Darin takes this Guy Mitchell style even further in Hear Them Bells, which sees him accompanied by an orchestra and chorus with a sound that is very close to that used in Mitchell’s hits My Truly Truly Fair and Cloud Lucky Seven, despite the semi-gospel nature of the lyrics. The Greatest Builder (the B-Side of Hear Them Bells) is the worst of all the Decca recordings. Again, the song has religious lyrics but this time lacks the vibrant nature of Hear Them Bells, and finds Darin sounding so earnest that one ends up not believing that he is sincere at all.
The final Decca single again finds Darin changing styles. Dealer In Dreams is a Darin-Kirshner song which would have worked quite well for Elvis Presley, being quite similar in style and structure to Don’t Leave Me Now, which Presley would record twice during 1957. Darin’s recording misses the mark because it is over-arranged; Darin is singing a rock ‘n’ roll ballad with a Guy Mitchell arrangement.
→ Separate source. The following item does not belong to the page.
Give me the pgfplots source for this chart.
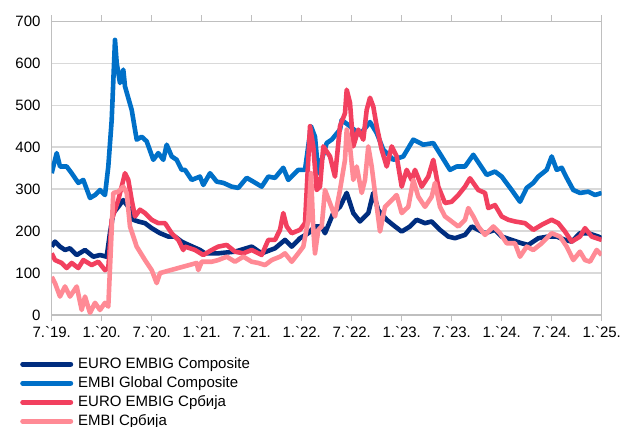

The B-side, Help Me, is pleasant enough, but again sounds as if it was written for someone else.
Darin had recorded eight sides, none of which had attracted much attention, and was seemingly no closer to finding his own voice than when he stepped into the Decca recording studios a few months earlier.
Re: Bobby Darin at Decca
Fri Dec 14, 2012 1:12 am
To be fair, it took him a little while at Atlantic to find his voice. I waited decades to hear these songs and I finally picked them up in the PD about a year ago. I guess there weren't enough to have Decca release it's own CD. MCA the company that owned the masters is usually a good steward of their classic catalog. It's just with these they seemed to have no interest.
I do like "Rock Island Line" and "Hear Them Bells." You could say he doesn't have his own style yet but he certainly has enthusiasm and that carries the tracks.
In terms of his style, I think as a rock n' roller he found it on "Dream Lover" and as a pop singer he found it on "Mack the Knife" both in 1959. "Splish Splash" is a kind of a concocted rock n' roller. And the other stuff like "Early in the Morning" is sub-Elvis. They're not bad but they're not really why we love Bobby. Of the two pre-styles i like the sub-Elvis better than the safer like "Splish Splash." It's hard to believe that the singer on "Dream Lover" is the same as the one "Splish Splash." There's real R&B in Bobby's voice and phrasing on the former song, filled with a unique confidence and soul. Even in the days when I bought the company line on Bobby- such a shame he didn't record more rock n' roll and wasted his talents on pop- I couldn't do without "Dream Lover."
Re: Bobby Darin at Decca
Fri Dec 14, 2012 3:37 am
I've been doing some writing on Darin (just for myself) and wading through the Darin catalogue from start to finish and you are right in saying he took some time to find his voice there as well. It's only with the third session (Brand New House, All The Way Home, Actions Speak Louder than Words) that he sounds really confident in himself. He also utilises a Ray Charles-style band at that session too, with the tight-knit horns etc. None of that session are masterworks, but they are far better than what went before. I confess I'm not a huge fan of Darin's 50s rock n roll in the main, and Splish Splash is not a favorite of mine, fun though it is. It's interesting though to see how his voice and style progressed when listening to the songs in order of recording rather than on an LP.